2.4 Step 3: Testing differential usage of (grouped) amino acid usage (DAG)

Tests can be done without making any change to the formatted, aligned amino acid symbols. Alternatively, amino acids can be grouped on the basis of their physical and chemical properties and the formatted, aligned amino acid symbols are replaced by new sets of symbols for each group, such as “P”, “N” and “U” for amino acids with positive charge, negative charge and no charge if the amino acids are grouped based on their charge.

## no grouping
t0 <- testDAU(seq, dagBackground = bg_ztest)

## grouping based on properties of individual amino acids.
t1 <- testDAU(dagPeptides = seq, dagBackground = bg_ztest,
              groupingScheme = "chemistry_property_Mahler_group")

## grouped on the basis of charge.
t2 <- testDAU(dagPeptides = seq, dagBackground = bg_ztest, 
              groupingScheme = "charge_group")

## grouped on the basis of consensus similarity.
t3 <- testDAU(dagPeptides = seq, dagBackground = bg_ztest, 
              groupingScheme = "consensus_similarity_SF_group")

## grouped on the basis of hydrophobicity. 
t4 <- testDAU(dagPeptides = seq, dagBackground = bg_ztest, 
              groupingScheme = "hydrophobicity_KD")

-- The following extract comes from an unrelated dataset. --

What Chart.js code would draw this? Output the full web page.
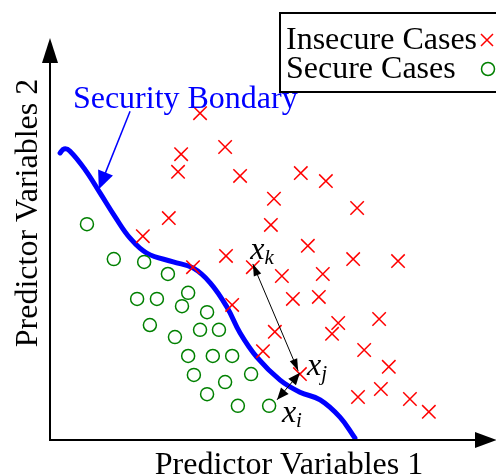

## In case users prefer to use their own grouping scheme, dagLogo allows users
## to supply one as follows. The grouping scheme is named "custom_group" internally.
## For example, the following example demonstrates how to add a grouping scheme
## based on the level 3 of BLOSUM50.
color = c(LVIMC = "#33FF00", AGSTP = "#CCFF00",
          FYW = '#00FF66', EDNQKRH = "#FF0066")
symbol = c(LVIMC = "L", AGSTP = "A", FYW = "F", EDNQKRH = "E")
group = list(
    LVIMC = c("L", "V", "I", "M", "C"), 
    AGSTP = c("A", "G", "S", "T", "P"),
    FYW = c("F", "Y", "W"),
    EDNQKRH = c("E", "D", "N", "Q", "K", "R", "H"))
addScheme(color = color, symbol = symbol, group = group) 
t5 <- testDAU(dagPeptides = seq, dagBackground = bg_ztest, 
              groupingScheme = "custom_group")

2.5 Step 4: Visualizing test results

We can use a heatmap or logo to display the test results.

##Plot a heatmap to show the results
dagHeatmap(t0) 
DAG heatmap

Figure 1: DAG heatmap

## dagLogo showing ungrouped AAs differentially used
dagLogo(t0) 
ungrouped results

Figure 2: ungrouped results

## dagLogo showing AA grouped based on properties of individual amino acids.
dagLogo(t1, groupingSymbol = getGroupingSymbol(t1@group), legend = TRUE)
classic grouped

Figure 3: classic grouped

## grouped on the basis of charge.
dagLogo(t2, groupingSymbol = getGroupingSymbol(t2@group), legend = TRUE)
charge grouped

Figure 4: charge grouped

## grouped on the basis of consensus similarity.
dagLogo(t3, groupingSymbol = getGroupingSymbol(t3@group), legend = TRUE)